The Independent
One person is being assassinated in Basra every hour, as order in Iraq's second city disintegrates, according to an Iraqi Defence Ministry official. And a quarter of all Iraqi children suffer from malnutrition, a survey of 20,000 households by the Iraqi government and Unicef says.
The number of violent killings in Basra is now at a level close to that of Baghdad, and marks the failure of the British Army's three-year attempt to quell violence there. Police no longer dare go to the site of a murder because they fear being attacked. The governor of Basra, Mohammed Misbahal-Wa'ili, is trying to sack the city's police chief, claiming that the police have not carried out a single investigation into hundreds of recent assassinations.
The collapse of government authority in Iraq is increasing at every level and leaders in Baghdad have yet to form a cabinet, five months after parliamentary elections on 15 December. Insurgent attacks on American and British troops are also proving more lethal, with 44 US soldiers and seven British killed so far this month, and with daily losses exceeding anything seen for more than a year.
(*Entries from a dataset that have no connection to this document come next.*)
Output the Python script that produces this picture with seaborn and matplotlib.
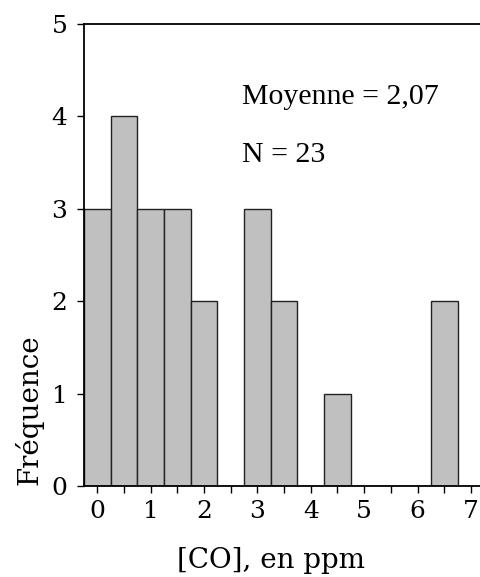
import matplotlib
matplotlib.use("Agg")
import matplotlib.pyplot as plt
import seaborn as sns
import numpy as np
from matplotlib.ticker import MultipleLocator

# Data: histogram of CO concentration (bin centres and counts)
bin_centers = [0.0, 0.5, 1.0, 1.5, 2.0, 2.5, 3.0, 3.5, 4.0, 4.5, 5.0, 5.5, 6.0, 6.5]
counts = [3, 4, 3, 3, 2, 0, 3, 2, 0, 1, 0, 0, 0, 2]
x_ticks = [0, 1, 2, 3, 4, 5, 6, 7]
y_ticks = [0, 1, 2, 3, 4, 5]
x_label = "[CO], en ppm"
y_label = "Fréquence"
annot_mean = "Moyenne = 2,07"
annot_n = "N = 23"

sns.set_style("white")
plt.rcParams['font.family'] = ['DejaVu Serif']

fig = plt.figure(figsize=(4.81, 5.77), dpi=100)
ax = fig.add_axes([84/481, 91/577, 1 - 84/481, 462/577])

sns.histplot(x=bin_centers, weights=counts, binwidth=0.5, binrange=(-0.25, 6.75),
             color="#c0c0c0", edgecolor="#222222", linewidth=1.0, alpha=1.0, ax=ax)

ax.set_xlim(-0.25, 7.19)
ax.set_ylim(0, 5)
ax.set_xticks(x_ticks)
ax.set_yticks(y_ticks)
ax.xaxis.set_minor_locator(MultipleLocator(0.5))
ax.tick_params(axis='both', which='both', direction='out', color='black')
ax.tick_params(axis='x', which='major', length=5, width=1.0, pad=5, labelsize=18)
ax.tick_params(axis='x', which='minor', length=5, width=1.0)
ax.tick_params(axis='y', which='major', length=5, width=1.0, pad=7, labelsize=18)
ax.tick_params(bottom=True, left=True, which='both', labelcolor='black')

for s in ['left', 'top', 'bottom']:
    ax.spines[s].set_visible(True)
    ax.spines[s].set_color('black')
    ax.spines[s].set_linewidth(1.3)
ax.spines['right'].set_visible(False)

ax.set_xlabel(x_label, fontsize=20, color='black')
ax.set_ylabel(y_label, fontsize=20, color='black')
ax.xaxis.set_label_coords((271 - 84) / 397, (486 - 547) / 462)
ax.yaxis.set_label_coords((14 - 84) / 397, (486 - 410) / 462)
ax.yaxis.label.set_va('top')

ax.text(2.72, 4.21, annot_mean, fontsize=21.5, family='Liberation Serif', va='center', ha='left', color='black')
ax.text(2.72, 3.58, annot_n, fontsize=21.5, family='Liberation Serif', va='center', ha='left', color='black')

fig.savefig("out.png", dpi=100)
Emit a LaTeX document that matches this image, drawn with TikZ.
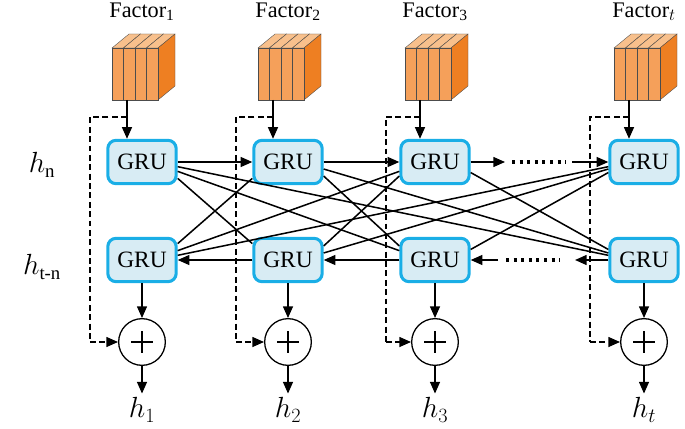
\documentclass[tikz,border=0pt]{standalone}
\usepackage{fontspec}
\setmainfont{Liberation Serif}
\usetikzlibrary{arrows.meta,calc}
\definecolor{gruB}{HTML}{1AAEE6}
\definecolor{gruF}{HTML}{D8ECF4}
\definecolor{orL}{HTML}{F5A05A}
\definecolor{orT}{HTML}{F8C08C}
\definecolor{orD}{HTML}{EE7F22}
\begin{document}
\begin{tikzpicture}[x=0.03cm,y=-0.03cm,
 gru/.style={draw=gruB,fill=gruF,line width=2.6pt,rounded corners=7pt,inner sep=0pt,minimum width=2.05cm,minimum height=1.3cm,font=\fontsize{20}{24}\selectfont},
 sum/.style={circle,draw,line width=1.1pt,minimum size=1.4cm,inner sep=0pt},
 lab/.style={font=\fontsize{19}{22}\selectfont},
 hl/.style={font=\fontsize{23}{26}\selectfont},
 arr/.style={-{Triangle[length=10pt,width=8.5pt]},line width=1.3pt},
 ln/.style={line width=1.3pt},
 dsh/.style={line width=1.3pt,dash pattern=on 5pt off 3pt}]
\useasboundingbox (0,0) rectangle (685,429);
\def\slab#1#2{%
 \fill[orT,draw=black!70,line width=0.3pt] (#1,#2) -- ++(17,-14) -- ++(11.5,0) -- ++(-17,14) -- cycle;
 \fill[orD,draw=black!70,line width=0.3pt] (#1+11.5,#2) -- ++(17,-14) -- ++(0,52) -- ++(-17,14) -- cycle;
 \fill[orL,draw=black!70,line width=0.3pt] (#1,#2) rectangle ++(11.5,52);}
\foreach \i/\x/\dx/\lab in {1/142/90/1,2/288/236/2,3/435/386/3,4/644/590/t}{
 \node[gru] (t\i) at (\x,162) {GRU};
 \node[gru] (b\i) at (\x,260) {GRU};
 \node[sum] (c\i) at (\x,342) {};
 \draw[line width=1.6pt] ([xshift=-9pt]c\i.center) -- ([xshift=9pt]c\i.center) ([yshift=-9pt]c\i.center) -- ([yshift=9pt]c\i.center);
 \coordinate (fb\i) at (\x-15,100);
 \coordinate (fa\i) at (\x-15,117);
 \coordinate (d\i) at (\dx,117);
 \coordinate (e\i) at (\dx,342);
 \foreach \k in {0,1,2,3}{\slab{\x-30+11.5*\k}{48}}
 \draw[arr] (fb\i) -- (fb\i|-t\i.north);
 \draw[dsh] (fa\i) -- (d\i) -- (e\i);
 \draw[dsh,-{Triangle[length=10pt,width=8.5pt]}] (e\i) -- (c\i.west);
 \draw[arr] (b\i) -- (c\i);
 \node[hl] (h\i) at (\x,410) {$h_{\lab}$};
 \draw[arr] (c\i.south) -- (h\i.north);
}
\node[lab] (f1) at (142,12) {Factor$_{\mathrm{1}}$};
\node[lab] (f2) at (288,12) {Factor$_{\mathrm{2}}$};
\node[lab] (f3) at (435,12) {Factor$_{\mathrm{3}}$};
\node[lab] (f4) at (644,12) {Factor$_{t}$};
\node[hl] (rn) at (42,165) {$h_{\mathrm{n}}$};
\node[hl] (rt) at (42,267) {$h_{\mbox{\fontsize{16}{18}\selectfont t-n}}$};
\draw[arr] (t1) -- (t2);
\draw[arr] (t2) -- (t3);
\coordinate (ta) at (505,162); \coordinate (tb) at (572,162);
\draw[arr] (t3) -- (ta);
\draw[arr] (tb) -- (t4);
\draw[line width=2.8pt,dash pattern=on 2.5pt off 4pt] (512,162) -- (566,162);
\draw[arr] (b2) -- (b1);
\draw[arr] (b3) -- (b2);
\coordinate (ba) at (498,260); \coordinate (bb) at (575,260);
\draw[arr] (ba) -- (b3);
\draw[arr] (b4) -- (bb);
\draw[line width=2.8pt,dash pattern=on 2.5pt off 4pt] (506,260) -- (560,260);
\foreach \i/\j/\o in {1/2/14,1/3/8,1/4/4,2/3/12,2/4/6,3/4/9}{
 \draw[ln] ([yshift=-\o pt]t\i.east) -- ([yshift=\o pt]b\j.west);
 \draw[ln] ([yshift=\o pt]b\i.east) -- ([yshift=-\o pt]t\j.west);
}
\end{tikzpicture}
\end{document}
Majid al-Sari, an adviser to the Iraqi Ministry of Defence, describing the situation in Basra to the daily al-Zaman, said that on average one person was being assassinated every hour. Militiamen and tribesmen are often the only real authority. When Sheikh Hassan Jarih al-Karamishi was killed by men dressed in police uniforms at the weekend, Mr Sari said his heavily armed armed tribesmen stormed one police station in south Basra, killing 11 police, and burnt down two other buildings, headquarters for a political party.
Tribes who once lived in the marshlands outside Basra are engaged in constant feuds with other tribes. While militias owe allegiance to Shia parties, they are also suspected of receiving funds from Kuwaiti and Iranian intelligence.